# Work instructions
Search the material for the string "Output" and copy each line where it occurs.

::::::

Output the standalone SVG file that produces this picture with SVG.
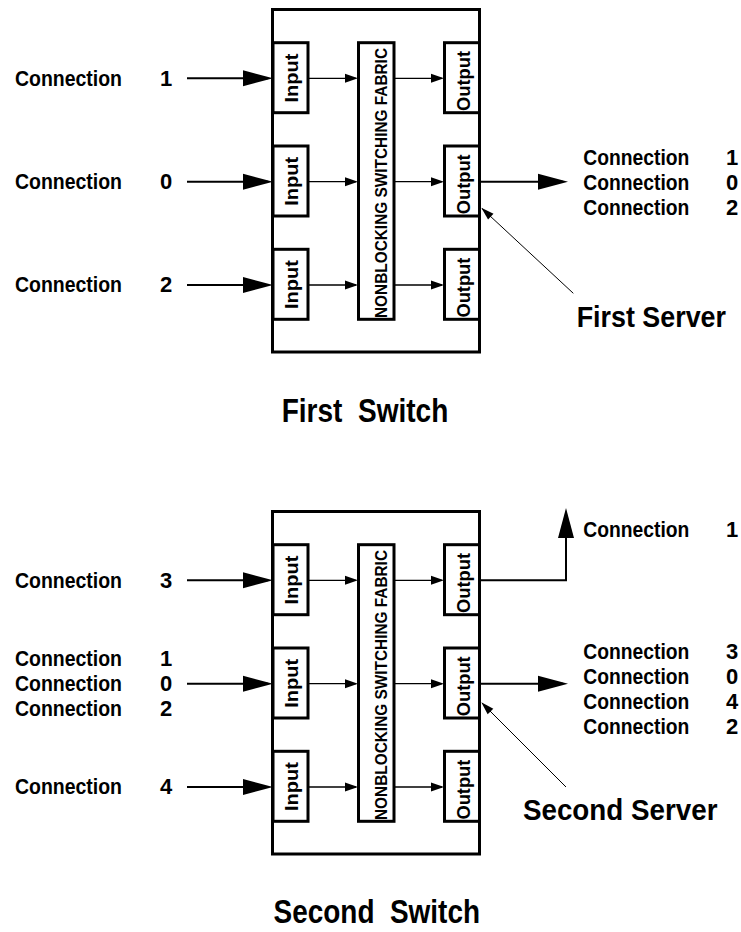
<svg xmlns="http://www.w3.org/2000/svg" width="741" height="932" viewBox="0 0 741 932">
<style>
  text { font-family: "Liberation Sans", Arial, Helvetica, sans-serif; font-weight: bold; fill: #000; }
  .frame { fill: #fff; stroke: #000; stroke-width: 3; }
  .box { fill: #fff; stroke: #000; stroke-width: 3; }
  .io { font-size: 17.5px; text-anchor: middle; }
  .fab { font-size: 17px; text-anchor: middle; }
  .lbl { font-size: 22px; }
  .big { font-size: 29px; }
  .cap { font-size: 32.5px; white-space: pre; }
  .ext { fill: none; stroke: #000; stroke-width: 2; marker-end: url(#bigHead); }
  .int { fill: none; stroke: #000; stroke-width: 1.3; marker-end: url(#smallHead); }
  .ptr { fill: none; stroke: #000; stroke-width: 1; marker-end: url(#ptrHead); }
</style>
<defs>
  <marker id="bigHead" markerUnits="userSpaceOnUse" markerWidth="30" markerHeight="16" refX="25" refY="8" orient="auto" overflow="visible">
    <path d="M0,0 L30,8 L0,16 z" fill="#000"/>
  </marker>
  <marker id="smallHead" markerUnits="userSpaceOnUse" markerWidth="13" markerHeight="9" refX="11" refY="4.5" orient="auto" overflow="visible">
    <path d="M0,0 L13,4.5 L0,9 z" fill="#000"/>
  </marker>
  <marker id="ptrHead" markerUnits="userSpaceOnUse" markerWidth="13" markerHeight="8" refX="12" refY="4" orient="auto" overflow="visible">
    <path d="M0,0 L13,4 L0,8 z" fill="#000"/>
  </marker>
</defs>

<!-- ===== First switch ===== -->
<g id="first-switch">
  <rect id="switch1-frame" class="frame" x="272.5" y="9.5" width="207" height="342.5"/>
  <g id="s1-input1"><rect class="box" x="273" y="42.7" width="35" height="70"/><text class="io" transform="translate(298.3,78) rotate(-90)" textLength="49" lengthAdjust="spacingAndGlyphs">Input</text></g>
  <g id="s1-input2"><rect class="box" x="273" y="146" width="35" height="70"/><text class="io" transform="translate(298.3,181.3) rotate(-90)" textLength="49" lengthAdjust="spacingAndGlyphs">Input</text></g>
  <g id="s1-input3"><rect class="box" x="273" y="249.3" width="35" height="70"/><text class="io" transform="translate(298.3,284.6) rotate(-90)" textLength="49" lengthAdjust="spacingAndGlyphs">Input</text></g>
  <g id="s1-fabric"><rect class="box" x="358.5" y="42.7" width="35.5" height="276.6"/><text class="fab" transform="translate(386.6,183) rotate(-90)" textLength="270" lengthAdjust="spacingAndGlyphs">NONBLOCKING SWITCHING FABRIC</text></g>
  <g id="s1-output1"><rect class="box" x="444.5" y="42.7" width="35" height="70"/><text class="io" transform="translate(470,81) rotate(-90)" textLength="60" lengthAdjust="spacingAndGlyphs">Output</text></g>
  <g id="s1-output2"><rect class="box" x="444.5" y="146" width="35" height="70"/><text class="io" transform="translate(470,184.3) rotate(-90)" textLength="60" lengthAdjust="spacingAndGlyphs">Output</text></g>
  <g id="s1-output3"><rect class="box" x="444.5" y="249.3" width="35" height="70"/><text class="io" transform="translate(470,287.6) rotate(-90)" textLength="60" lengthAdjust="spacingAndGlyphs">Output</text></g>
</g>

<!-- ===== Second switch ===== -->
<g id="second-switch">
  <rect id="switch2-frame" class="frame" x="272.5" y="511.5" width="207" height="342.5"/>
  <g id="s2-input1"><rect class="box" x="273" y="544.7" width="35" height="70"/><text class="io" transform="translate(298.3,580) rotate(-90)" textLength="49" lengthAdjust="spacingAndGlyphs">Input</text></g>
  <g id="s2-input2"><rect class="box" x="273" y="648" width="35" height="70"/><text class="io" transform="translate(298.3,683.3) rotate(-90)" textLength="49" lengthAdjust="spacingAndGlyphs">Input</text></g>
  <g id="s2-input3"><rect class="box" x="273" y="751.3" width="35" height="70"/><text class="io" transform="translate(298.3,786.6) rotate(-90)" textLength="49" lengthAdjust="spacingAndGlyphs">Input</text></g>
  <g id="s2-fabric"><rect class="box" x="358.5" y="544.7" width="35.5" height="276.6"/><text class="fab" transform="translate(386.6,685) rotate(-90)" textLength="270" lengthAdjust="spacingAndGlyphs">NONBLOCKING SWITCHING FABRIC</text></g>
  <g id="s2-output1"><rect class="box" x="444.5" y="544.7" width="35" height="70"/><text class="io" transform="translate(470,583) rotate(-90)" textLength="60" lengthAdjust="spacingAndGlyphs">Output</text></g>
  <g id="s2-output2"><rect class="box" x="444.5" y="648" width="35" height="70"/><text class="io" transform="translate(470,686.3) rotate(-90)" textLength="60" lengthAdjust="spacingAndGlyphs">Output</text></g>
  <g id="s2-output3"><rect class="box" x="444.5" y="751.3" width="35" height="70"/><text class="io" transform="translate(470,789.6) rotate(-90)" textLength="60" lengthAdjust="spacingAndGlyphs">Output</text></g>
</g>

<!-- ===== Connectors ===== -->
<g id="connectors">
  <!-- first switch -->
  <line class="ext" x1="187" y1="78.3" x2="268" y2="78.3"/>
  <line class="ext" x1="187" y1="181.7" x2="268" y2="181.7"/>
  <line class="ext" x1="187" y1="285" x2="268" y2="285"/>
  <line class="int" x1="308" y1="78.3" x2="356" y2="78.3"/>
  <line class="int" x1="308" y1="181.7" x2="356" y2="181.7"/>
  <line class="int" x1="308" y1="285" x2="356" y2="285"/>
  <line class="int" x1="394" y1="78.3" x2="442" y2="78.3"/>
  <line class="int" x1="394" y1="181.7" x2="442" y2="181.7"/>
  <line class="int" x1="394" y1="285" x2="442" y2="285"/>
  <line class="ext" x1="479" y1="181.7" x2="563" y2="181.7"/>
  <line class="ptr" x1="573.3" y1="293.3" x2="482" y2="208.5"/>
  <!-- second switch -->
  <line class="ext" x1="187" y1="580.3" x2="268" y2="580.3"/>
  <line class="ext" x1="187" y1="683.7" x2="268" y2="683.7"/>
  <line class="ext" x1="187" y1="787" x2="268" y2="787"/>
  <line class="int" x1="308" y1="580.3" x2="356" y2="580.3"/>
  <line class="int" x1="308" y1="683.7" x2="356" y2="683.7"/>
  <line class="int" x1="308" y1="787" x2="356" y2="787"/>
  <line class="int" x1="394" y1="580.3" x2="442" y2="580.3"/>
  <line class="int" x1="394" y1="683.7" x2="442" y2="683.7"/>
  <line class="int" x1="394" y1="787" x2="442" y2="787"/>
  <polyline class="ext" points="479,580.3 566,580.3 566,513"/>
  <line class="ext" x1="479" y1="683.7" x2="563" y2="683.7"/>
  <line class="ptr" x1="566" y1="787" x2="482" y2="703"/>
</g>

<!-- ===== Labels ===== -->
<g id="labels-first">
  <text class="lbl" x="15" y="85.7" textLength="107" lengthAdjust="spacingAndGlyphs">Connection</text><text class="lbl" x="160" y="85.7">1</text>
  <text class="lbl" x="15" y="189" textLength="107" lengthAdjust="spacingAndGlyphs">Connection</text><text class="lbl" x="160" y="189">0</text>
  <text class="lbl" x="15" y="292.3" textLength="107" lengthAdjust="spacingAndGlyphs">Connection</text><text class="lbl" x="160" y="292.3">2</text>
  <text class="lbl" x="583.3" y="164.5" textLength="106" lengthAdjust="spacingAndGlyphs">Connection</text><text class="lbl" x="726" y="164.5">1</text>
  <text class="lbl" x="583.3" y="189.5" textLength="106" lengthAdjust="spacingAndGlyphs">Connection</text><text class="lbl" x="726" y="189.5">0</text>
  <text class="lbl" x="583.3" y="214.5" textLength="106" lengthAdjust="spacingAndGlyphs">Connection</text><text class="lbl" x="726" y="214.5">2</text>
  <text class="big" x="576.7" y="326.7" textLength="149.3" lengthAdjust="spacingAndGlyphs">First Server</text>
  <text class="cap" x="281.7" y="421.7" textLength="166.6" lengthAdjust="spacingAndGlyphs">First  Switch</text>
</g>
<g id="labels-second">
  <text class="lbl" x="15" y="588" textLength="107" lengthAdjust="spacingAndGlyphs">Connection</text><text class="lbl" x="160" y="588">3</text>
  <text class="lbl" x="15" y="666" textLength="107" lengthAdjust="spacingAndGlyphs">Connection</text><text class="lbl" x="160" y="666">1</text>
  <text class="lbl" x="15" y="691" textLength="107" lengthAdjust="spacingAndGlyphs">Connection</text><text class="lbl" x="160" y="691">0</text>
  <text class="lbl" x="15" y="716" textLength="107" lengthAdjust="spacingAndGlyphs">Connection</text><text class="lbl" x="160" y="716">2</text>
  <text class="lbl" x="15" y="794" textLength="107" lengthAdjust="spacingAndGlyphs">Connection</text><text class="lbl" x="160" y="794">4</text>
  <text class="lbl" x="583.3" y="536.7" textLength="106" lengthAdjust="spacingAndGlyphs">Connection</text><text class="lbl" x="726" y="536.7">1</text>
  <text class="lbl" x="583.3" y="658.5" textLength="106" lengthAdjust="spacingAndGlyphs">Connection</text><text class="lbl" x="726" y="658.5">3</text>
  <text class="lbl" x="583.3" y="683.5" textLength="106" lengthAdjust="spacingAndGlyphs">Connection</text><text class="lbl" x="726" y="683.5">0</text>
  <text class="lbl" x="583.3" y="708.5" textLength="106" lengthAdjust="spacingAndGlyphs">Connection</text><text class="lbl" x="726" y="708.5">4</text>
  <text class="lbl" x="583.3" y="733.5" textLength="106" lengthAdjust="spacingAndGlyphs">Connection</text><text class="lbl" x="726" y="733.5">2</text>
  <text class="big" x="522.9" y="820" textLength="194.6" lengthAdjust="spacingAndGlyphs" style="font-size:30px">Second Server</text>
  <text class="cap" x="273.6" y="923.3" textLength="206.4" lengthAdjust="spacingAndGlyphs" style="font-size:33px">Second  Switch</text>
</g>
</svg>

::::::

# Written response
Output the standalone SVG file that produces this picture with SVG.
  <g id="s1-output1"><rect class="box" x="444.5" y="42.7" width="35" height="70"/><text class="io" transform="translate(470,81) rotate(-90)" textLength="60" lengthAdjust="spacingAndGlyphs">Output</text></g>
  <g id="s1-output2"><rect class="box" x="444.5" y="146" width="35" height="70"/><text class="io" transform="translate(470,184.3) rotate(-90)" textLength="60" lengthAdjust="spacingAndGlyphs">Output</text></g>
  <g id="s1-output3"><rect class="box" x="444.5" y="249.3" width="35" height="70"/><text class="io" transform="translate(470,287.6) rotate(-90)" textLength="60" lengthAdjust="spacingAndGlyphs">Output</text></g>
  <g id="s2-output1"><rect class="box" x="444.5" y="544.7" width="35" height="70"/><text class="io" transform="translate(470,583) rotate(-90)" textLength="60" lengthAdjust="spacingAndGlyphs">Output</text></g>
  <g id="s2-output2"><rect class="box" x="444.5" y="648" width="35" height="70"/><text class="io" transform="translate(470,686.3) rotate(-90)" textLength="60" lengthAdjust="spacingAndGlyphs">Output</text></g>
  <g id="s2-output3"><rect class="box" x="444.5" y="751.3" width="35" height="70"/><text class="io" transform="translate(470,789.6) rotate(-90)" textLength="60" lengthAdjust="spacingAndGlyphs">Output</text></g>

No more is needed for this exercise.